ISLAMABAD: Russia’s forced transfer and deportation of Ukrainian children to areas under its control amounts to a war crime, a UN probe said Thursday, also warning of possible crimes against humanity.
In its first report, the top-level investigation team created by the UN Human Rights Council a year ago determined that Moscow had committed a wide array of violations since its invasion of Ukraine in February 2022.
“Many of these violations amount to war crimes,” the report by the so-called Commission of Inquiry said, underlining the forced transfers of children.
The report said that the commission has concluded that the conditions it has examined concerning the deportation and transfer of children, to the Russian Federation and within Ukraine respectively, violate international humanitarian law, and it is a war crime.
According to Kyiv, 16,221 Ukrainian children were transferred to Russia as of February 2023.

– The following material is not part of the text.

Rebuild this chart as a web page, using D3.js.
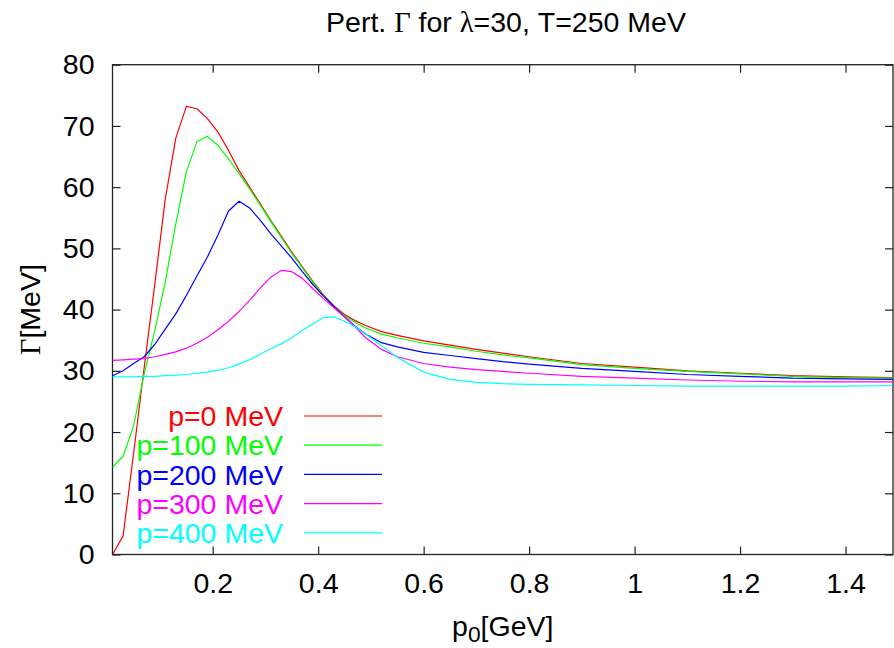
<!DOCTYPE html>
<html>
<head>
<meta charset="utf-8">
<script src="https://cdn.jsdelivr.net/npm/d3@7"></script>
<style>
  html, body { margin: 0; padding: 0; background: #fff; }
  svg { display: block; }
  text { font-family: "Liberation Sans", Arial, Helvetica, sans-serif; }
</style>
</head>
<body>
<svg id="chart" width="894" height="648"></svg>
<script>
// ---- data ----
const p0 = [0.01, 0.03, 0.05, 0.07, 0.09, 0.11, 0.13, 0.15, 0.17, 0.19, 0.21, 0.23, 0.25, 0.27, 0.29, 0.31, 0.33, 0.35, 0.37, 0.39, 0.41, 0.43, 0.45, 0.47, 0.49, 0.52, 0.55, 0.6, 0.65, 0.7, 0.75, 0.8, 0.9, 1.0, 1.1, 1.2, 1.3, 1.4, 1.49];
const gammaP0   = [0, 3, 16.5, 30.5, 44, 58, 68, 73.2, 72.8, 71.2, 69, 66, 62.7, 60, 57.3, 54.6, 52, 49.4, 47, 44.6, 42.4, 40.6, 39.2, 38.2, 37.4, 36.4, 35.8, 34.9, 34.2, 33.5, 32.9, 32.3, 31.2, 30.6, 30.0, 29.6, 29.2, 29.0, 28.9];
const gammaP100 = [14.3, 16, 21, 29.5, 36.5, 44.5, 54, 62.5, 67.4, 68.3, 66.8, 64.6, 62.2, 59.7, 57.1, 54.4, 51.8, 49.2, 46.8, 44.5, 42.3, 40.5, 39.0, 37.9, 37.0, 36.0, 35.4, 34.5, 33.9, 33.2, 32.6, 32.1, 31.0, 30.4, 29.9, 29.5, 29.1, 28.9, 28.8];
const gammaP200 = [29.2, 30.0, 31.2, 32.3, 34.3, 36.8, 39.3, 42.3, 45.5, 48.6, 52.2, 56.1, 57.7, 56.6, 54.6, 52.4, 50.4, 48.4, 46.2, 44.1, 42.2, 40.5, 38.8, 37.3, 36.0, 34.6, 33.9, 33.0, 32.5, 32.0, 31.5, 31.1, 30.4, 29.9, 29.4, 29.1, 28.8, 28.7, 28.6];
const gammaP300 = [31.7, 31.8, 31.9, 32.0, 32.3, 32.7, 33.1, 33.7, 34.5, 35.5, 36.7, 38.1, 39.7, 41.5, 43.5, 45.3, 46.4, 46.2, 45.1, 43.4, 41.8, 40.3, 38.8, 37.2, 35.4, 33.5, 32.3, 31.2, 30.6, 30.2, 29.9, 29.6, 29.1, 28.8, 28.5, 28.3, 28.2, 28.2, 28.2];
const gammaP400 = [29.0, 29.0, 29.0, 29.1, 29.1, 29.2, 29.3, 29.4, 29.6, 29.8, 30.1, 30.5, 31.1, 31.8, 32.7, 33.6, 34.4, 35.4, 36.6, 37.7, 38.7, 38.8, 38.1, 37.2, 36.0, 34.1, 32.2, 29.8, 28.6, 28.1, 27.9, 27.8, 27.7, 27.6, 27.5, 27.5, 27.5, 27.5, 27.6];

const seriesNames  = ["p=0 MeV", "p=100 MeV", "p=200 MeV", "p=300 MeV", "p=400 MeV"];
const seriesValues = [gammaP0, gammaP100, gammaP200, gammaP300, gammaP400];
const seriesColors = ["#ff0000", "#00ff00", "#0000ff", "#ff00ff", "#00ffff"];

const xTicks = [0.2, 0.4, 0.6, 0.8, 1.0, 1.2, 1.4];
const xTickLabels = ["0.2", "0.4", "0.6", "0.8", "1", "1.2", "1.4"];
const yTicks = [0, 10, 20, 30, 40, 50, 60, 70, 80];

// ---- layout ----
const svg = d3.select("#chart");
const L = 112.5, R = 893, T = 64.7, B = 554.5;
const FS = 28.5;

const x = d3.scaleLinear().domain([0.01, 1.49]).range([L, R]);
const y = d3.scaleLinear().domain([0, 80]).range([B, T]);

const axisColor = "#222";

// axes with inward ticks
const gB = svg.append("g").attr("transform", `translate(0,${B})`)
  .call(d3.axisBottom(x).tickValues(xTicks).tickSize(-8).tickPadding(18)
    .tickFormat((d, i) => xTickLabels[i]));
const gT = svg.append("g").attr("transform", `translate(0,${T})`)
  .call(d3.axisTop(x).tickValues(xTicks).tickSize(-8).tickFormat(""));
const gL = svg.append("g").attr("transform", `translate(${L},0)`)
  .call(d3.axisLeft(y).tickValues(yTicks).tickSize(-8).tickPadding(18));
const gR = svg.append("g").attr("transform", `translate(${R},0)`)
  .call(d3.axisRight(y).tickValues(yTicks).tickSize(-8).tickFormat(""));

[gB, gT, gL, gR].forEach(g => {
  g.select(".domain").remove();
  g.selectAll(".tick line").attr("stroke", axisColor).attr("stroke-width", 1.2);
  g.selectAll(".tick text").attr("fill", "#000").style("font-size", FS + "px")
    .style("font-family", '"Liberation Sans", Arial, sans-serif');
});
gB.selectAll(".tick text").attr("dy", "0.71em");

// frame
svg.append("rect").attr("x", L).attr("y", T).attr("width", R - L).attr("height", B - T)
  .attr("fill", "none").attr("stroke", axisColor).attr("stroke-width", 1.3);

// clip
svg.append("clipPath").attr("id", "clip").append("rect")
  .attr("x", L).attr("y", T).attr("width", R - L).attr("height", B - T);

const line = d3.line().x(d => x(d[0])).y(d => y(d[1]));
const plot = svg.append("g").attr("clip-path", "url(#clip)");
seriesValues.forEach((vals, i) => {
  plot.append("path")
    .datum(p0.map((p, j) => [p, vals[j]]))
    .attr("fill", "none")
    .attr("stroke", seriesColors[i])
    .attr("stroke-width", 1.2)
    .attr("stroke-linejoin", "round")
    .attr("d", line);
});

// legend
const legTextX = 283, legLineX1 = 304, legLineX2 = 382, legY0 = 416, legDY = 29.2;
seriesNames.forEach((name, i) => {
  const yy = legY0 + i * legDY;
  svg.append("text").attr("x", legTextX).attr("y", yy).attr("dy", "0.36em")
    .attr("text-anchor", "end").attr("fill", seriesColors[i])
    .style("font-size", FS + "px").text(name);
  svg.append("line").attr("x1", legLineX1).attr("x2", legLineX2)
    .attr("y1", yy).attr("y2", yy)
    .attr("stroke", seriesColors[i]).attr("stroke-width", 1.2);
});

// title
const title = svg.append("text").attr("x", 506).attr("y", 32)
  .attr("text-anchor", "middle").style("font-size", FS + "px");
title.append("tspan").text("Pert. ");
title.append("tspan").style("font-family", '"Liberation Serif", serif').text("Γ");
title.append("tspan").text(" for ");
title.append("tspan").style("font-family", '"Liberation Serif", serif').text("λ");
title.append("tspan").text("=30, T=250 MeV");

// x label
const xl = svg.append("text").attr("x", (L + R) / 2).attr("y", 636)
  .attr("text-anchor", "middle").style("font-size", FS + "px");
xl.append("tspan").text("p");
xl.append("tspan").attr("dy", 6).style("font-size", (FS * 0.8) + "px").text("0");
xl.append("tspan").attr("dy", -6).text("[GeV]");

// y label
const yl = svg.append("text")
  .attr("transform", `translate(40,${(T + B) / 2}) rotate(-90)`)
  .attr("text-anchor", "middle").style("font-size", FS + "px");
yl.append("tspan").style("font-family", '"Liberation Serif", serif').text("Γ");
yl.append("tspan").text("[MeV]");
</script>
</body>
</html>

The investigators said they could not verify these figures but pointed to indications that officials in Russia had taken steps to place transferred Ukrainian children in foster homes and institutions and give them citizenship.
Probe on decree
The report said about a decree signed by President Vladimir Putin facilitating the giving of Russian citizenship to some categories of children.
The report emphasized that international humanitarian law bans the evacuation of children by a party to the armed conflict, with only a few exceptions.
The investigators said they had thoroughly reviewed incidents concerning the transfer of 164 children, aged 4 to 18, from the Donetsk, Kharkiv, and Kherson regions.
They said children and parents had spoken of youngsters being informed by Russia’s social services that they would be placed in foster families or adopted. Children expressed a deep fear of being permanently separated from families and relatives.